A growing number of voices in China, including lawmakers, academics and officials, have urged the government to lift birth restrictions. The party must take more aggressive action if it is to reverse a precipitous drop in birth rates. A once-a-decade population census released on Tuesday showed that the number of births last year fell to the lowest since the Mao era. Low fertility translates into fewer workers and lower demand, which could dampen the growth of the world’s second-largest economy.
But the party is reluctant to relinquish control and has resisted the abolition of birth restrictions. Instead, Beijing has taken a piecemeal approach, slowly dismantling the once-powerful family planning bureaucracy and removing exemptions. In many places, police officers, employers and city officials decide how tightly or loosely to enforce rules.
It may mean more freedom for some, like Ms. Fan, to have more children. But it also creates uncertainty about the risks, adding to a reluctance to have more children.

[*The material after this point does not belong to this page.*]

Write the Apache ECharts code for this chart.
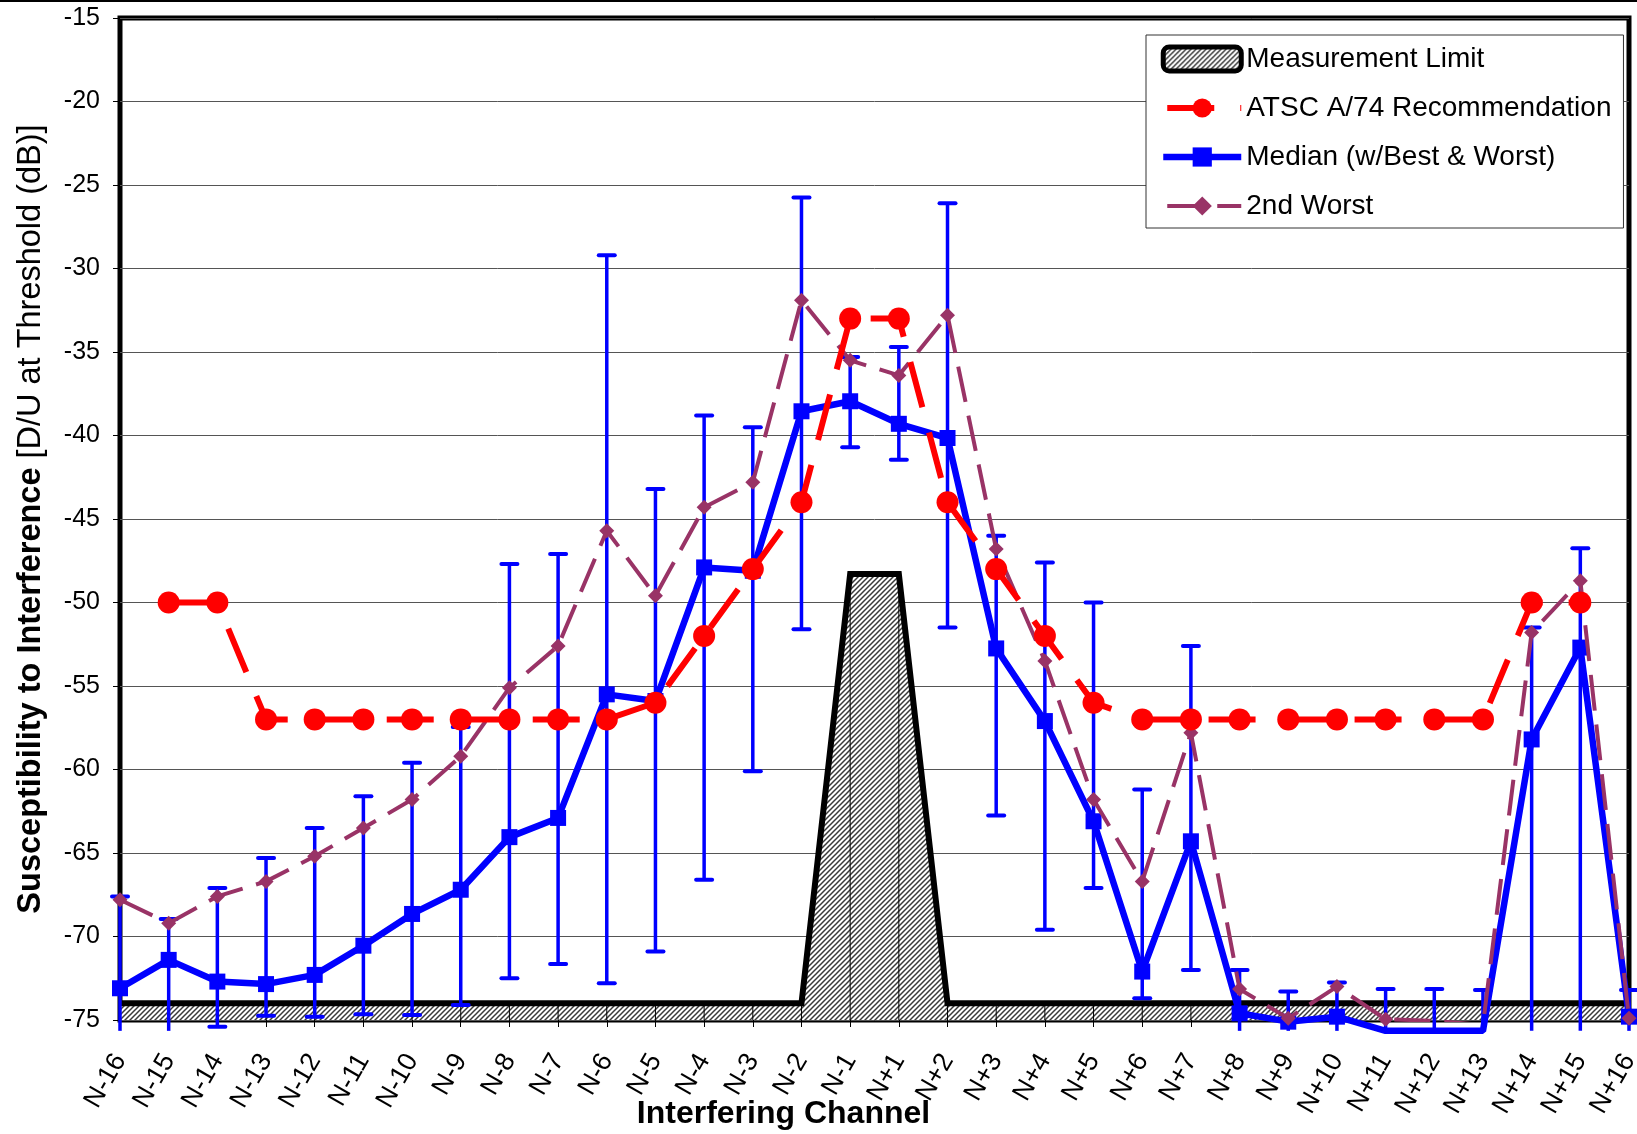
<!DOCTYPE html>
<html><head><meta charset="utf-8">
<script src="https://cdn.jsdelivr.net/npm/echarts@6/dist/echarts.min.js"></script>
<style>html,body{margin:0;padding:0;background:#fff}#c{width:1637px;height:1134px}</style>
</head><body><div id="c"></div>
<script>
const categories = ['N-16','N-15','N-14','N-13','N-12','N-11','N-10','N-9','N-8','N-7','N-6','N-5','N-4','N-3','N-2','N-1',
  'N+1','N+2','N+3','N+4','N+5','N+6','N+7','N+8','N+9','N+10','N+11','N+12','N+13','N+14','N+15','N+16'];
const measurementLimit = [-74,-74,-74,-74,-74,-74,-74,-74,-74,-74,-74,-74,-74,-74,-74,-48.3,
  -48.3,-74,-74,-74,-74,-74,-74,-74,-74,-74,-74,-74,-74,-74,-74,-74];
const atscA74 = [null,-50,-50,-57,-57,-57,-57,-57,-57,-57,-57,-56,-52,-48,-44,-33,
  -33,-44,-48,-52,-56,-57,-57,-57,-57,-57,-57,-57,-57,-50,-50,null];
const median = [-73.1,-71.4,-72.7,-72.85,-72.3,-70.55,-68.65,-67.2,-64.05,-62.9,-55.5,-55.9,-47.9,-48.1,-38.55,-37.95,
  -39.3,-40.15,-52.75,-57.1,-63.1,-72.1,-64.3,-74.6,-75.1,-74.8,-75.65,-75.65,-75.65,-58.2,-52.7,-74.8];
const best = [-67.6,-68.95,-67.1,-65.3,-63.5,-61.6,-59.6,-57.45,-47.7,-47.1,-29.2,-43.2,-38.8,-39.5,-25.75,-35.3,
  -34.7,-26.1,-46.0,-47.6,-50,-61.2,-52.6,-72.0,-73.3,-72.75,-73.15,-73.15,-73.2,-51.5,-46.75,-73.2];
const worst = [-75.65,-75.65,-75.4,-74.75,-74.8,-74.65,-74.7,-74.1,-72.5,-71.65,-72.8,-70.9,-66.6,-60.1,-51.6,-40.7,
  -41.45,-51.5,-62.75,-69.6,-67.1,-73.7,-72.0,-75.65,-75.65,-75.65,-75.65,-75.65,-75.65,-75.65,-75.65,-75.65];
const secondWorst = [-67.8,-69.2,-67.6,-66.7,-65.2,-63.5,-61.8,-59.2,-55.1,-52.6,-45.7,-49.6,-44.3,-42.8,-31.9,-35.5,
  -36.4,-32.8,-46.8,-53.5,-61.8,-66.7,-57.8,-73.15,-74.9,-73.0,-74.95,-75.05,-75.3,-51.8,-48.7,-74.9];
const Y_MIN = -75, Y_MAX = -15, Y_STEP = 5;
const OFF_SCALE = -75.5; // values below this run past the plot bottom (no cap / marker shown)

function makeHatch() {
  const c = document.createElement('canvas');
  c.width = 5; c.height = 5;
  const g = c.getContext('2d');
  g.fillStyle = '#ffffff'; g.fillRect(0, 0, 5, 5);
  g.strokeStyle = '#3a3a3a'; g.lineWidth = 1.5;
  g.beginPath();
  g.moveTo(-1, 6); g.lineTo(6, -1);
  g.moveTo(-1, 1); g.lineTo(1, -1);
  g.moveTo(4, 6); g.lineTo(6, 4);
  g.stroke();
  return c;
}
const hatch = { image: makeHatch(), repeat: 'repeat' };
const FONT = 'Liberation Sans, Arial, sans-serif';

const chart = echarts.init(document.getElementById('c'));
chart.setOption({
  animation: false,
  backgroundColor: '#ffffff',
  graphic: [{ type: 'rect', left: 0, top: 0, shape: { width: 1637, height: 2 }, style: { fill: '#000' }, z: 100 }],
  grid: { left: 120, right: 8, top: 18, bottom: 114, containLabel: false, outerBoundsMode: 'none',
    show: true, borderColor: '#000', borderWidth: 5, backgroundColor: 'transparent' },
  legend: {
    orient: 'vertical', left: 1146, top: 35,
    itemWidth: 78, itemHeight: 24, itemGap: 19,
    padding: [9, 12, 7, 14],
    backgroundColor: '#fff', borderColor: '#333', borderWidth: 1,
    lineStyle: { width: 'inherit' },
    textStyle: { fontFamily: FONT, fontSize: 28, color: '#000', lineHeight: 30 },
    data: [
      { name: 'Measurement Limit', icon: 'roundRect', itemStyle: { color: hatch, borderColor: '#000', borderWidth: 5 } },
      'ATSC A/74 Recommendation', 'Median (w/Best & Worst)', '2nd Worst'
    ]
  },
  xAxis: {
    type: 'category', data: categories, boundaryGap: false,
    axisLine: { show: false },
    axisTick: { show: true, length: 7, lineStyle: { color: '#000', width: 1 } },
    axisLabel: { rotate: 60, fontFamily: FONT, fontSize: 26.5, color: '#000', margin: 36, interval: 0 },
    splitLine: { show: false },
    name: 'Interfering Channel', nameLocation: 'middle', nameGap: 78, nameMoveOverlap: false,
    nameTextStyle: { fontFamily: FONT, fontSize: 32, fontWeight: 'bold', color: '#000', padding: [0, 182, 0, 0] }
  },
  yAxis: {
    type: 'value', min: Y_MIN, max: Y_MAX, interval: Y_STEP,
    axisLine: { show: false },
    axisTick: { show: true, length: 7, lineStyle: { color: '#000', width: 1 } },
    axisLabel: { fontFamily: FONT, fontSize: 25, color: '#000', margin: 20 },
    splitLine: { show: true, lineStyle: { color: '#555', width: 1 } },
    name: '{b|Susceptibility to Interference }{r|[D/U at Threshold (dB)]}',
    nameLocation: 'middle', nameRotate: 90, nameGap: 72, nameMoveOverlap: false,
    nameTextStyle: {
      color: '#000',
      rich: {
        b: { fontFamily: FONT, fontSize: 32.5, fontWeight: 'bold', color: '#000' },
        r: { fontFamily: FONT, fontSize: 32.5, color: '#000' }
      }
    }
  },
  series: [
    {
      name: 'Measurement Limit', type: 'line', data: measurementLimit, z: 1,
      symbol: 'none', lineStyle: { color: '#000', width: 6, join: 'miter' },
      itemStyle: { color: '#000' },
      areaStyle: { color: hatch, opacity: 1, origin: 'start' }
    },
    {
      name: 'dropLines', type: 'custom', z: 2, silent: true,
      data: measurementLimit.map((v, i) => [i, v]),
      renderItem: function (params, api) {
        const top = api.coord([api.value(0), api.value(1)]);
        const bot = api.coord([api.value(0), Y_MIN]);
        return { type: 'line', shape: { x1: top[0], y1: top[1], x2: bot[0], y2: bot[1] }, style: { stroke: '#000', lineWidth: 1 } };
      }
    },
    {
      name: 'errorBars', type: 'custom', z: 3, silent: true,
      data: categories.map((c, i) => [i, worst[i], best[i]]),
      encode: { x: 0, y: [1, 2] },
      renderItem: function (params, api) {
        const i = api.value(0), lo = api.value(1), hi = api.value(2);
        const pLo = api.coord([i, lo]), pHi = api.coord([i, hi]);
        const half = 8;
        const kids = [{ type: 'line', shape: { x1: pLo[0], y1: pLo[1], x2: pHi[0], y2: pHi[1] }, style: { stroke: '#0000FF', lineWidth: 3.5 } }];
        if (hi > OFF_SCALE) kids.push({ type: 'line', shape: { x1: pHi[0] - half, y1: pHi[1], x2: pHi[0] + half, y2: pHi[1] }, style: { stroke: '#0000FF', lineWidth: 4, lineCap: 'round' } });
        if (lo > OFF_SCALE) kids.push({ type: 'line', shape: { x1: pLo[0] - half, y1: pLo[1], x2: pLo[0] + half, y2: pLo[1] }, style: { stroke: '#0000FF', lineWidth: 4, lineCap: 'round' } });
        return { type: 'group', children: kids };
      }
    },
    {
      name: 'Median (w/Best & Worst)', type: 'line', z: 4, clip: false,
      data: median.map(v => (v < OFF_SCALE ? { value: v, symbol: 'none' } : v)),
      symbol: 'rect', symbolSize: 16,
      lineStyle: { color: '#0000FF', width: 6.5 }, itemStyle: { color: '#0000FF' }
    },
    {
      name: '2nd Worst', type: 'line', data: secondWorst, z: 5,
      symbol: 'diamond', symbolSize: 15,
      lineStyle: { color: '#993366', width: 4, type: [36, 14] }, itemStyle: { color: '#993366' }
    },
    {
      name: 'ATSC A/74 Recommendation', type: 'line', data: atscA74, z: 6,
      symbol: 'circle', symbolSize: 22,
      lineStyle: { color: '#FF0000', width: 6, type: [47, 26], dashOffset: -4 }, itemStyle: { color: '#FF0000' }
    }
  ]
});
</script></body></html>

The strategy could also falter amid major cultural changes. Concern over the rising costs of education, housing and health care is now deeply entrenched in society. Many Chinese simply prefer smaller families, and government efforts to raise the birth rate, including the introduction of a two-child policy in 2016, have largely failed.
“If the restrictions on family planning are not lifted and they encourage births at the same time, it is contradictory,” said Huang Wenzheng, a demographics expert at the Center for China and Globalization, a research center. based in Beijing. He said removing all birth limits would send an important message. “I think such a step must be taken.”